From Biotech Valuation board. This started as a bio piece and morphed.

From behind TSCM's paid site, this citation is the crux of the question. Apparently, there is a strong belief by many that bios are a short closed financing window away from disaster. Even the large cap bios as this commentary was in reply to a post about IBB stocks and 2 smaller caps.

Three other items before the commentary.

1. Reference to detiorating credit is still too pat. This kind of turmoil will kill things fairly quickly, yes. But not there. While Carlyle re-priced an M&A deal in last few days to appease banks (and itself), there are not the hung financings in nearly the size of past. IG bonds led the rally today.

2. Doug Kass, uber-bear, was short going into today. He is medium long, buying last few days and heavier today. He is calling this a cuccesful test of the lows (assume 2014/2015) and a panic low.

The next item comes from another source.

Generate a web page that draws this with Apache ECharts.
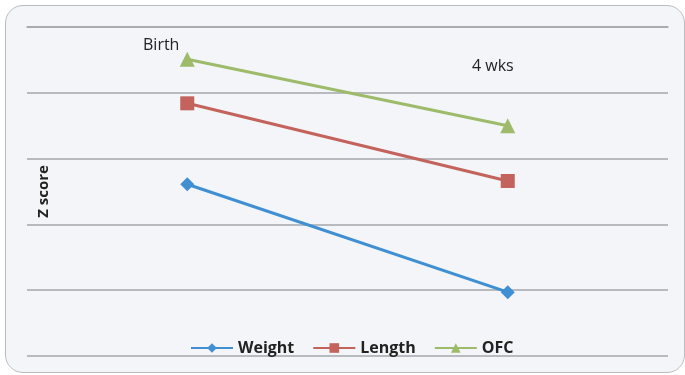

3. Chart at this site, my second favorite behind Fat Pitch and this guy is bearish but less so than one guy I follow, shows we are still in the shite until we prove this low. We are following 2008 moves closely here. This was a relief bounce only UNLESS proven. And that is more important than any sector stuff below. My odds at being proven: slightly above 50/50. I was 80/20 until I worried about the chicken and the egg issue caused by speed of news flow in the modern age. We still also have statement opening blues to come.

northmantrader.com

From Roger Arnold:

The move into the biotech's appears to be part of a move away from the economically sensitive sectors. The gold mines are experiencing a similar rally, even larger, on a move away from the economically sensitive issue into hard assets.

The move into the gold mines is rational and prudent I think. The move into biotech's on the idea that they are resistant to the immediate economic concerns is not a good idea.

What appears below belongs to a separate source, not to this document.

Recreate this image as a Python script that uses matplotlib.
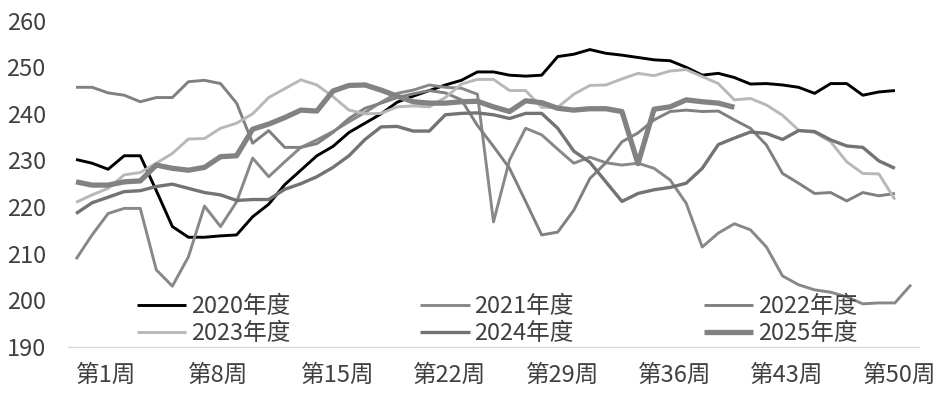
import numpy as np
import matplotlib
matplotlib.use("Agg")
import matplotlib.pyplot as plt

plt.rcParams['font.family'] = ['Noto Sans CJK SC', 'DejaVu Sans']

weeks = [f"第{i}周" for i in range(1, 54)]
tick_every = 7

y2020 = [230.2, 229.4, 228.1, 231.0, 231.0, 223.5, 215.8, 213.5, 213.5, 213.8,
         214.0, 217.9, 220.6, 224.8, 227.9, 231.0, 233.0, 236.0, 238.0, 240.0,
         242.5, 243.8, 245.0, 246.2, 247.2, 249.0, 249.0, 248.3, 248.1, 248.3,
         252.3, 252.8, 253.8, 253.0, 252.6, 252.1, 251.6, 251.4, 250.0, 248.3,
         248.7, 247.8, 246.4, 246.5, 246.2, 245.7, 244.4, 246.5, 246.5, 244.0,
         244.7, 245.0]
y2021 = [208.8, 214.0, 218.6, 219.7, 219.7, 206.5, 203.0, 209.3, 220.2, 215.8,
         221.1, 230.5, 226.5, 229.7, 232.8, 234.4, 236.2, 238.3, 240.3, 242.5,
         244.4, 245.1, 246.2, 245.7, 245.5, 244.2, 216.8, 230.1, 236.9, 235.5,
         232.4, 229.4, 230.7, 229.5, 229.0, 229.4, 228.3, 225.8, 220.8, 211.4,
         214.4, 216.4, 215.1, 211.4, 205.2, 203.3, 202.2, 201.7, 200.7, 199.2,
         199.4, 199.4, 203.3]
y2022 = [245.7, 245.7, 244.5, 244.0, 242.6, 243.5, 243.5, 246.9, 247.2, 246.5,
         242.3, 233.7, 236.4, 232.8, 232.8, 233.6, 236.0, 239.0, 241.2, 242.3,
         243.5, 244.3, 245.0, 244.5, 243.0, 237.5, 233.0, 228.3, 221.2, 214.0,
         214.6, 219.3, 226.1, 229.5, 234.0, 235.9, 238.7, 240.5, 240.8, 240.5,
         240.6, 238.7, 236.9, 233.3, 227.2, 225.1, 222.9, 223.1, 221.3, 223.1,
         222.4, 222.9]
y2023 = [221.0, 222.6, 224.0, 226.9, 227.4, 229.4, 231.5, 234.6, 234.7, 236.9,
         238.0, 240.0, 243.5, 245.4, 247.3, 246.2, 243.7, 240.8, 240.0, 240.1,
         241.5, 241.7, 241.5, 243.5, 246.4, 247.4, 247.4, 245.0, 245.0, 241.4,
         241.4, 244.2, 246.1, 246.2, 247.5, 248.7, 248.2, 249.2, 249.5, 248.0,
         246.5, 243.0, 243.3, 241.9, 239.7, 236.5, 236.0, 234.0, 229.7, 227.2,
         227.1, 221.6]
y2024 = [218.6, 220.9, 222.1, 223.3, 223.5, 224.4, 224.9, 224.0, 223.1, 222.6,
         221.4, 221.6, 221.6, 223.8, 225.0, 226.5, 228.5, 231.0, 234.5, 237.2,
         237.3, 236.3, 236.3, 239.8, 240.1, 240.2, 239.8, 239.0, 240.1, 240.1,
         236.9, 232.0, 229.6, 225.4, 221.2, 222.9, 223.7, 224.2, 225.1, 228.3,
         233.4, 234.8, 236.1, 235.8, 234.5, 236.4, 236.2, 234.4, 233.1, 232.8,
         229.9, 228.3]
y2025 = [225.4, 224.7, 224.7, 225.4, 225.6, 229.0, 228.3, 227.9, 228.5, 230.8,
         231.0, 236.7, 237.8, 239.2, 240.8, 240.6, 244.9, 246.1, 246.2, 245.1,
         243.8, 242.6, 242.3, 242.3, 242.6, 242.7, 241.5, 240.5, 242.8, 242.4,
         241.2, 240.8, 241.1, 241.1, 240.5, 229.3, 241.0, 241.5, 243.0, 242.6,
         242.3, 241.4]

series = [
    ("2020年度", y2020, "#000000", 2.1),
    ("2021年度", y2021, "#888888", 2.1),
    ("2022年度", y2022, "#808080", 2.1),
    ("2023年度", y2023, "#b8b8b8", 2.1),
    ("2024年度", y2024, "#737373", 2.4),
    ("2025年度", y2025, "#828282", 3.8),
]

fig = plt.figure(figsize=(9.41, 3.99), dpi=100)
ax = fig.add_axes([68 / 941, 52.3 / 399, 851 / 941, 326 / 399])

handles = []
for name, vals, color, lw in series:
    h, = ax.plot(np.arange(len(vals)), vals, color=color, lw=lw, label=name,
                 solid_joinstyle='round', solid_capstyle='butt')
    handles.append(h)

ax.set_xlim(-0.5, len(weeks) - 0.5)
ax.set_ylim(190, 260)
ax.set_yticks(np.arange(190, 261, 10))

tick_pos = np.arange(0, len(weeks), tick_every)
ax.set_xticks(tick_pos)
ax.set_xticklabels([weeks[i] for i in tick_pos])
for lab in ax.get_xticklabels():
    lab.set_ha('left')

for s in ['top', 'right', 'left']:
    ax.spines[s].set_visible(False)
ax.spines['bottom'].set_color('#d9d9d9')
ax.spines['bottom'].set_linewidth(1.0)

ax.tick_params(axis='both', length=0, labelsize=17, colors='#404040')
ax.tick_params(axis='y', pad=16)
ax.tick_params(axis='x', pad=12)

# matplotlib fills legend columns first; order so rows read 2020-2022, 2023-2025
order = [0, 3, 1, 4, 2, 5]
leg = ax.legend([handles[i] for i in order], [series[i][0] for i in order],
                ncol=3, loc='center', bbox_to_anchor=(497 / 941, 1 - 320 / 399),
                bbox_transform=fig.transFigure, frameon=False, fontsize=17,
                handlelength=2.1, handletextpad=0.2, columnspacing=5.5,
                labelspacing=0.18, borderpad=0)
for t in leg.get_texts():
    t.set_color('#404040')

fig.savefig("out.png", dpi=100)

These companies burn cash and need a lot of it. Access to it is likely to become an issue soon.

This morning the spreads on fannie / freddie agency debt for multifamily and assisted living facilities blew out even as treasury yields declined dramatically.

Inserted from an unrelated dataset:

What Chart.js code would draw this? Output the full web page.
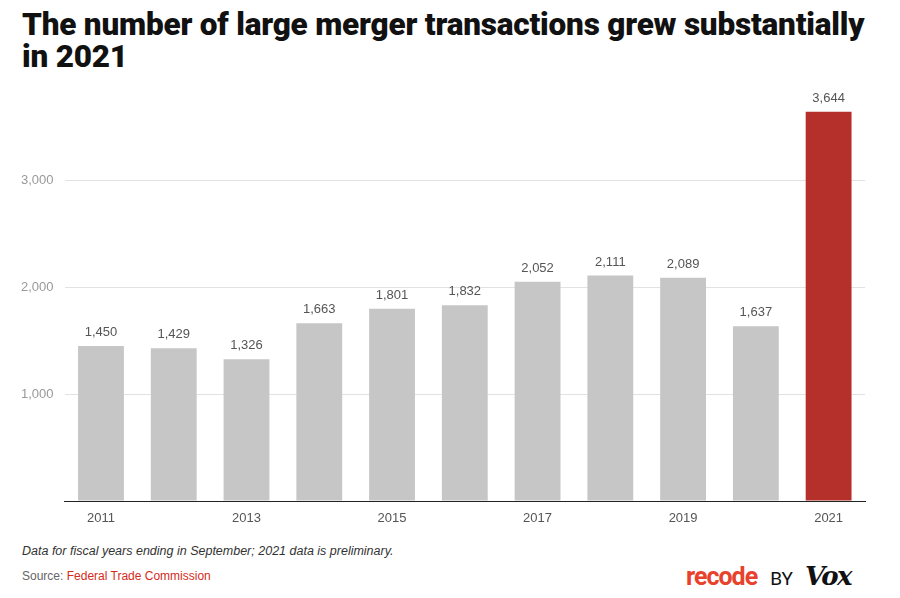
<!DOCTYPE html>
<html><head><meta charset="utf-8">
<script src="https://cdn.jsdelivr.net/npm/chart.js@4"></script>
<style>
body{margin:0;width:900px;height:598px;background:#fff;font-family:"Liberation Sans",Arial,sans-serif;position:relative;overflow:hidden}
#title{position:absolute;left:22px;top:9px;width:860px;font-family:"Roboto","Liberation Sans",sans-serif;font-weight:900;font-size:31.5px;line-height:32px;color:#111;letter-spacing:-0.2px}
#wrap{position:absolute;left:0;top:90px;width:900px;height:440px}
#note{position:absolute;left:22px;top:544px;font-size:12.5px;font-style:italic;color:#333}
#src{position:absolute;left:22px;top:569px;font-size:12px;color:#666}
#src span{color:#d52b1e}
#logo{position:absolute;left:686px;top:561px;font-size:25px;white-space:nowrap}
</style></head><body>
<div id="title">The number of large merger transactions grew substantially in 2021</div>
<div id="wrap"><canvas id="c"></canvas></div>
<div id="note">Data for fiscal years ending in September; 2021 data is preliminary.</div>
<div id="src">Source: <span>Federal Trade Commission</span></div>
<div id="logo"><span style="color:#e8412c;font-family:'Roboto',sans-serif;font-weight:700;letter-spacing:-1px">recode</span><span style="font-size:19px;color:#111;font-family:'Roboto',sans-serif;margin:0 12px 0 13px">BY</span><span style="font-family:'DejaVu Serif',serif;font-style:italic;font-weight:700;color:#111;letter-spacing:-1.5px;font-size:26px">Vox</span></div>
<script>
const years=["2011","2012","2013","2014","2015","2016","2017","2018","2019","2020","2021"];
const deals=[1450,1429,1326,1663,1801,1832,2052,2111,2089,1637,3644];
const yTicks=[0,1000,2000,3000];
const colors=deals.map((v,i)=>i===deals.length-1?'#b5302a':'#c6c6c6');
const labelPlugin={id:'vl',afterDatasetsDraw(ch){const ctx=ch.ctx;const m=ch.getDatasetMeta(0);ctx.save();ctx.font='13px "Liberation Sans", Arial';ctx.fillStyle='#555';ctx.textAlign='center';ctx.textBaseline='bottom';
m.data.forEach((b,i)=>ctx.fillText(deals[i].toLocaleString('en-US'),b.x,b.y-7));ctx.restore();}};
new Chart(document.getElementById('c'),{type:'bar',
data:{labels:years,datasets:[{data:deals,backgroundColor:colors,categoryPercentage:1,barPercentage:0.63}]},
options:{responsive:true,maintainAspectRatio:false,animation:false,
layout:{padding:{top:15,right:35,left:21,bottom:0}},
plugins:{legend:{display:false},tooltip:{enabled:false}},
scales:{
x:{grid:{display:false,drawTicks:false},border:{color:'#222',width:1},
ticks:{autoSkip:false,maxRotation:0,padding:10,color:'#555',font:{size:13,family:'"Liberation Sans", Arial'},callback:(v,i)=>i%2===0?years[i]:''},
afterFit(s){s.height=29;}},
y:{min:0,max:3700,border:{display:false},
grid:{color:'#e2e2e2',drawTicks:false},
afterBuildTicks(s){s.ticks=yTicks.map(v=>({value:v}));},
ticks:{crossAlign:'far',padding:8,color:'#999',font:{size:13,family:'"Liberation Sans", Arial'},callback:v=>v===0?'':v.toLocaleString('en-US')},
afterFit(s){s.width=43.6;}}}},
plugins:[labelPlugin]});
</script>
</body></html>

That is a very worrisome sign for the debt markets and may indicate a trajectory for a rout from debt similar to that which followed the Russian default in 1998, which ended up crushing Long Term Capital Management when the managers failed to anticipate the extent of the flight from risk.

Unless the Fed reverses course soon debt defaults may begin to cascade beyond their ability to halt.

There's plenty of empirical economic evidence for the Fed to rely on to reverse course now.

The question is when will they do so.

Any company or sector that needs ongoing access to capital that can't not be sourced internally should be avoided in my opinion.

END QUOTE.

I will cross-post this on General site as I got away from original purpose here and this is best summary of my current thought process.

Jon

PS. We were down on mkt. Small cap bios up 5%. IWM held green at end I think. NYMO did not print super low number it could have but still went DOWN. Other indicators line up. This should be a multiple day thing and can only be proven wrong if lows significantly breached in coming weeks. BUT we are still below virtually ALL moving averages in ALL equity mkts.